Proses rencana sampai pelaksaaan harus terkontrol

LLBK, KURSOR
    Proses perencanaan sampai pelaksaan kegiatan harusnya terkontrol dengan baik. Dan kalau sampai saat ini masih ada kasus gizi buruk berarti persolannya ada pada orang yang mengelola dana tersebut, mulai dari petugas pengelola di desa/kelurahan sampai pada kepala daerahnya.
    “Saya sepakat dengan pernyataan ini, karena alokasi anggaran yang diperuntukan untuk hal ini harusnya sudah dihitung dan diprediksikan lebih dari cukup guna mengatasi persoalan gizi buruk,” ujar Ketua DPD KNPI Kota Kupang, Noverius Nggili kepada KURSOR semalam berkaitan dengan pernyataan  Dr. David Pandie    kalau ada pemerintahan yang masih memproduksi anak dengan gizi buruk, maka kepala daerah yang mengepalai pemerintahan tersebut harus diberi rapor merah dan tidak perlu dipilih lagi untuk kepemimpinan berikut”.

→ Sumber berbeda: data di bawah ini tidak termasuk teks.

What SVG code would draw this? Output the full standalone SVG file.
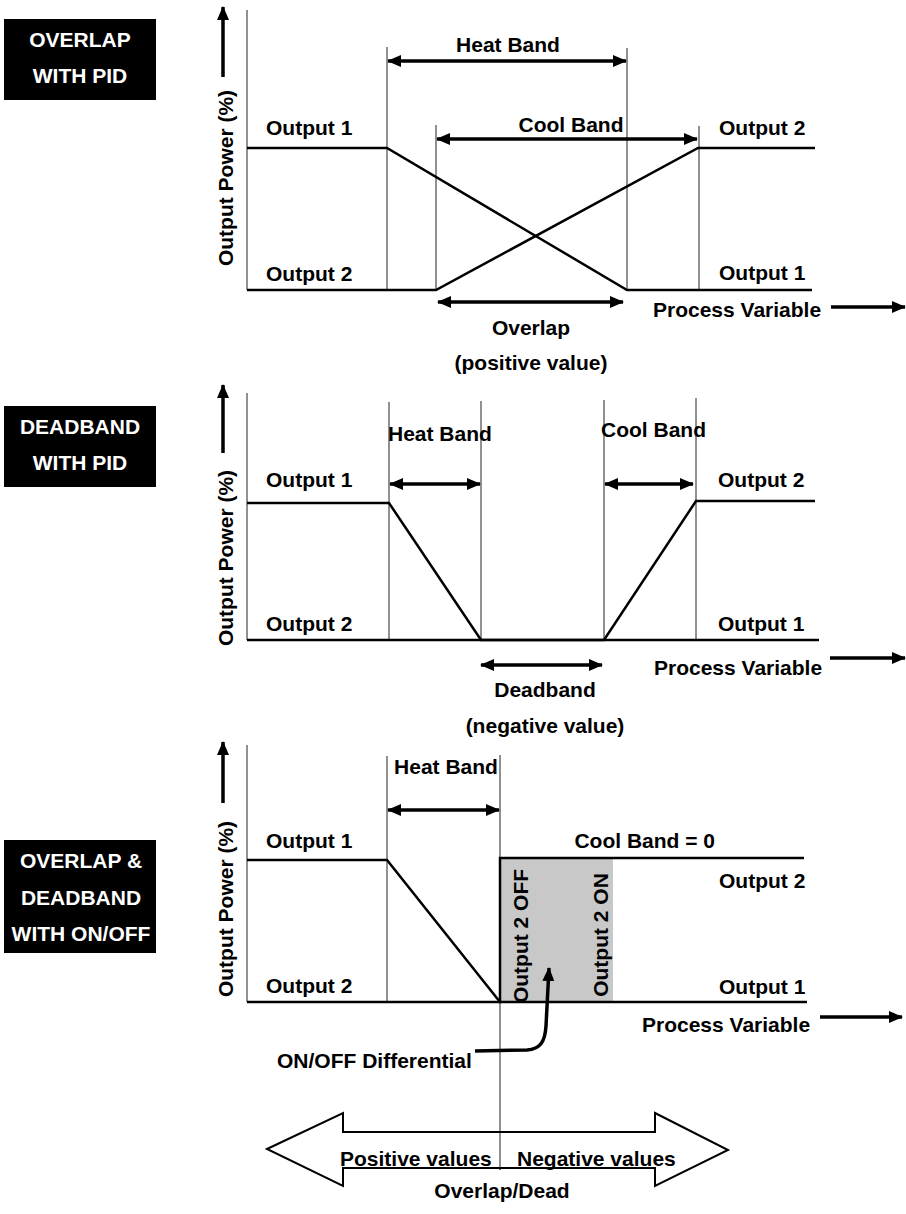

    Dia menambahkan mestinya pengelolaan dana MDGs sudah diatur sampai pada tingkat audit pemanfaatan anggarannya, pihak auditor sebaiknya juga transparan dalam memberikan informasi kepada masyarakat tentang daerah-daerah yang bermasalah dalam pemanfaatan anggaran tersebut, sehingga bisa di korelasikan antara keberhasilan pemanfaatan anggaran dengan kenyataan lapangan tingkat keberhasilan meniadakan gizi buruk tersebut.
    Selanjutnya disebutkan jika pemanfaatan anggaran sudah maksimum dan masih ada juga angka gizi buruknya berarti patut diduga adanya penyelewengan pemanfaatan anggaran MDGs pada daerah tersebut dan yang palingg bertanggungjawab adalah kepala daerahnya. Dan sudah seharusnya kepala daerah tersebut tidak usah dipercaya lagi.

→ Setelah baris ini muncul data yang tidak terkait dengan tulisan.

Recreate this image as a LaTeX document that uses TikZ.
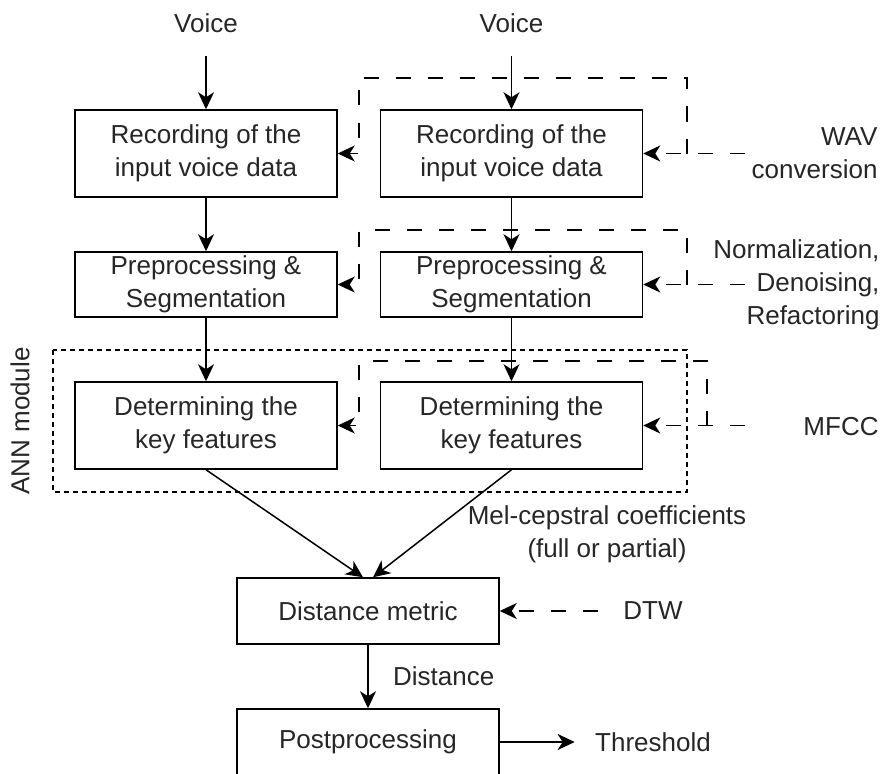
\documentclass[tikz,border=0pt]{standalone}
\usepackage{fontspec}
\setmainfont{Liberation Sans}
\usetikzlibrary{arrows.meta}
\begin{document}
\begin{tikzpicture}[x=1pt,y=-1pt,
  txt/.style={font=\fontsize{26}{33}\selectfont,text=black!85},
  box/.style={txt,draw=black,line width=1.5pt,minimum width=262pt,align=center},
  flow/.style={line width=1.5pt,-{Stealth[length=17pt,width=16pt,inset=5pt]}},
  feed/.style={flow,dash pattern=on 15pt off 17pt},
  ann/.style={line width=1.3pt,dash pattern=on 5pt off 4pt}]
 \useasboundingbox (0,0) rectangle (882,773);
 \draw[ann] (53,350) rectangle (687,492);
 \node[txt,rotate=90] (annlbl) at (20,421) {ANN module};
 \foreach \side/\xp in {L/206,R/511.5} {
   \node[txt] (voice\side) at (\xp,23) {Voice};
   \node[box,minimum height=87pt] (rec\side) at (\xp,153.5)
     {Recording of the\\input voice data};
   \node[box,minimum height=65pt] (pre\side) at (\xp,284.5)
     {Preprocessing \&\\Segmentation};
   \node[box,minimum height=87pt] (det\side) at (\xp,425.5)
     {Determining the\\key features};
   \draw[flow,shorten <=20pt] (voice\side.south) -- (rec\side);
   \draw[flow] (rec\side) -- (pre\side);
   \draw[flow] (pre\side) -- (det\side);
 }
 \node[txt,align=right,anchor=east] (wav) at (881,153) {WAV\\conversion};
 \node[txt,align=right,anchor=east] (norm) at (883,285)
   {Normalization,\\Denoising,\\Refactoring};
 \node[txt] (mfcc) at (841,427) {MFCC};
 \foreach \row/\yp/\ytop/\xk in {
   rec/153.5/78/687, pre/284.5/230/687, det/425.5/361/707
 } {
   \coordinate (\row In) at (745,\yp);
   \coordinate (\row Up) at (\xk,\yp);
   \coordinate (\row Top) at (359,\ytop);
   \draw[feed] (\row In) -- (\row R.east);
   \draw[feed] (\row Up) |- (\row Top) |- (\row L.east);
 }
 \node[txt,align=center] (mel) at (607,534)
   {Mel-cepstral coefficients\\(full or partial)};
 \node[box,minimum height=66pt] (dist) at (368,611) {Distance metric};
 \node[box,minimum height=66pt] (post) at (368,742) {Postprocessing};
 \draw[flow] (detL.south) -- ([xshift=-5pt]dist.north);
 \draw[flow] (detR.south) -- ([xshift=5pt]dist.north);
 \node[txt] (dtw) at (653,611) {DTW};
 \coordinate (dtwIn) at (598,611);
 \draw[feed] (dtwIn) -- (dist.east);
 \draw[flow] (dist) -- node[txt,anchor=west,xshift=21pt] (dlbl) {Distance} (post);
 \node[txt] (thr) at (653,742) {Threshold};
 \draw[flow,shorten >=17pt] (post) -- (thr);
\end{tikzpicture}
\end{document}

    Menurut dia, selain kepala daerah, kemungkinan persoalannya juga ada pada mis perencanaan pemanfaatan anggran dan kebutuhan wilayah. Kebutuhan konteks lokal dalam pengentasan gizi buruk berbeda dengan perencanaan yang justru tidak cocok untuk kondisi masyarakat wilayah tersebut. Misalnya, masyarakat biasa makan kacang hijau dan marungga yang datang biskuit dan susu krim.
    “Kalau mengelola persoalan gizi buruk sebagai persoalan mendasar masyarakat ini saja tidak bisa, berati kemapuannya mengelola anggaran pada sektor lainnya juga harus dipertanyakan,” katanya.
    Sebagaimana diberitakan Dr. David Pandie saat menjadi keynotespeaker pada konsultasi publik Mengawal Pencapaian MDG’s melalui Perencanaan Dan Penganggaran Program Pembangunan di Kabupaten Kupang yang diselenggarakan Yayasan Alfa Omega (YAO) di Pusdiklat YAO, Sabtu (6/8) mengatakan kalau ada pemerintahan yang masih memproduksi anak dengan  gizi buruk, maka pejabat seperti ini dapat rapor merah dan tidak perlu dipilih lagi.
    Mau menjadi kepala daerah tidak pernah berikir next generation tetapi next election. Demokrasi kita adalah demokrasi parasit, kekuasaan yang memangsa, inilah bentuk pemerintahan dracula.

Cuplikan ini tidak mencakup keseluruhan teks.